Professional ratings
Review scores
| Source | Rating |
| AllMusic | Star |
| Robert Christgau | (neither) |
| The Encyclopedia of Popular Music | Star |
| Knoxville News Sentinel | Star Half star |
| Los Angeles Times | Star |
| NME | 7/10 |

==Track listing==

Sample credits
- "Somethin' 4 da Honeyz" contains a replayed sample from "Summer Madness", written by Alton Taylor, Robert Mickens, Robert Bell, Ronald Bell, George Brown, Ricky Westfield, Dennis Thomas, and Claydes Smith.
- "This Is How We Do It" contains elements from "Children's Story", written by Ricky Walters and performed by Slick Rick.
- "Payback" contains replayed elements from:
  - "Unfaithful", written by Paul Anthony George, Brian George, Lucien George, Curt Bedeau, Gerry Charles, Hugh Junior Clark, and Alexander Mosley.
  - "You'll Never Find Another Love Like Mine", written by Kenneth Gamble and Leon Huff.
- "Comin' Home" contains elements from "Back in LA", written by Joe Sample and Will Jennings, and performed by B.B. King.
- "It's Over" contains elements from:
  - "La Di Da Di", written and performed by Slick Rick and Doug E. Fresh.
  - "Sukiyaki", written by Rokusuke Ei and Hachidai Nakamura.
- "Gotta Get My Roll On" contains elements from:
  - "Funky Worm"; written by Gregory Webster, Andrew Noland, Marvin Pierce, Leroy Bonner, Norman Napier, Marshall Jones, Ralph Middlebrooks, and Walter Morrison; and performed by the Ohio Players.
  - "I've Got Something Up My Sleeve", written by Arthur Adams, and performed by B.B. King.

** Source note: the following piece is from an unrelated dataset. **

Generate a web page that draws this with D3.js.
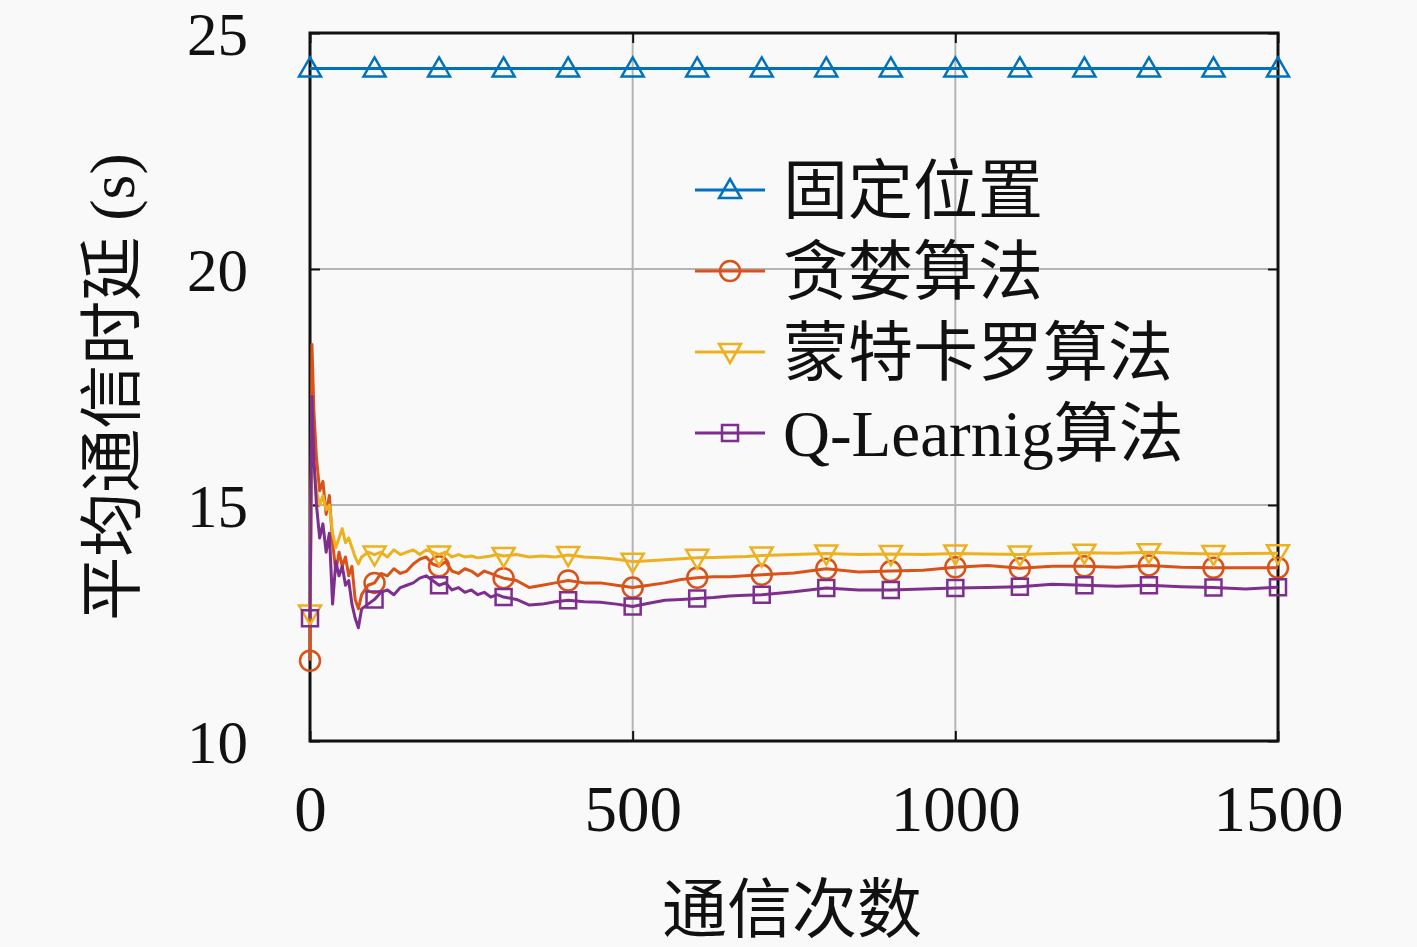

This Is How We Do It track listing
| No. | Title | Writer(s) | Producer(s) | Length |
|---|---|---|---|---|
| 1. | "My Mommy Intro" | Ricky Harris | DJ Enuf; Clizark; Mr. Janky; J.A. Black; L.C.; | 0:40 |
| 2. | "Somethin' 4 da Honeyz" | Montell Jordan; Oji Pierce; Doug Rasheed; | Pierce; Rasheed; Jordan; | 4:36 |
| 3. | "This Is How We Do It" | Jordan; Pierce; | Pierce; Jordan; | 4:37 |
| 4. | "Payback" (featuring Coolio) | Jordan; Rasheed; Artis Ivey; | Rasheed | 4:57 |
| 5. | "I'll Do Anything" | Jordan; Pierce; Jessie Lee Montague; | Pierce; Rome; Jordan; | 6:00 |
| 6. | "Don't Keep Me Waiting" | Jordan; Clive Wright; | Jordan | 4:37 |
| 7. | "Comin' Home" | Jordan; Joe Sample; Will Jennings; | Jordan | 4:14 |
| 8. | "Introducing Shaunta" (featuring Shaunta) | Jordan; Shaunta Montgomery; | Jordan | 3:05 |
| 9. | "It's Over" | Jordan; Pierce; Montague; | Pierce; Rome; Jordan; | 3:35 |
| 10. | "Midnight Interlude" | Jordan | Jordan | 0:43 |
| 11. | "I Wanna" | Jordan | Jordan | 5:26 |
| 12. | "Down on My Knees" | Jordan; Pierce; | Pierce; Jordan; | 6:06 |
| 13. | "Gotta Get My Roll On" | Jordan; Gregory Webster; Andrew Noland; Marvin Pierce; Leroy Bonner; Norman Napier; Marshall Jones; Ralph Middlebrooks; Walter Morrison; Arthur Adams; | Jordan | 5:13 |
| 14. | "Close the Door" | Kenneth Gamble; Leon Huff; | Pierce; Jordan; | 4:52 |
| 15. | "Daddy's Home" | Jordan; Shappell Crawford; | Jordan; Shappell Crawford; | 4:28 |
| Total length: |  |  |  | 63:23 |

==Charts==

===Weekly charts===

Weekly chart performance for This Is How We Do It
| Chart (1995) | Peak position |
|---|---|
| Australian Albums (ARIA) | 69 |
| Canada Top Albums/CDs (RPM) | 4 |
| Dutch Albums (Album Top 100) | 35 |
| German Albums (Offizielle Top 100) | 58 |
| New Zealand Albums (RMNZ) | 33 |
| UK Albums (OCC) | 53 |
| UK R&B Albums (OCC) | 7 |
| US Billboard 200 | 12 |
| US Top R&B/Hip-Hop Albums (Billboard) | 4 |

=== Year-end charts ===

Year-end chart performance for This Is How We Do It
| Chart (1995) | Position |
|---|---|
| US Billboard 200 | 67 |
| US Top R&B/Hip-Hop Albums (Billboard) | 39 |

==Certifications==

Certifications for This Is How We Do It
| Region | Certification | Certified units/sales |
| Canada (Music Canada) | Platinum | 100,000^{^} |
| United States (RIAA) | Platinum | 1,000,000^{^} |
^{^} Shipments figures based on certification alone.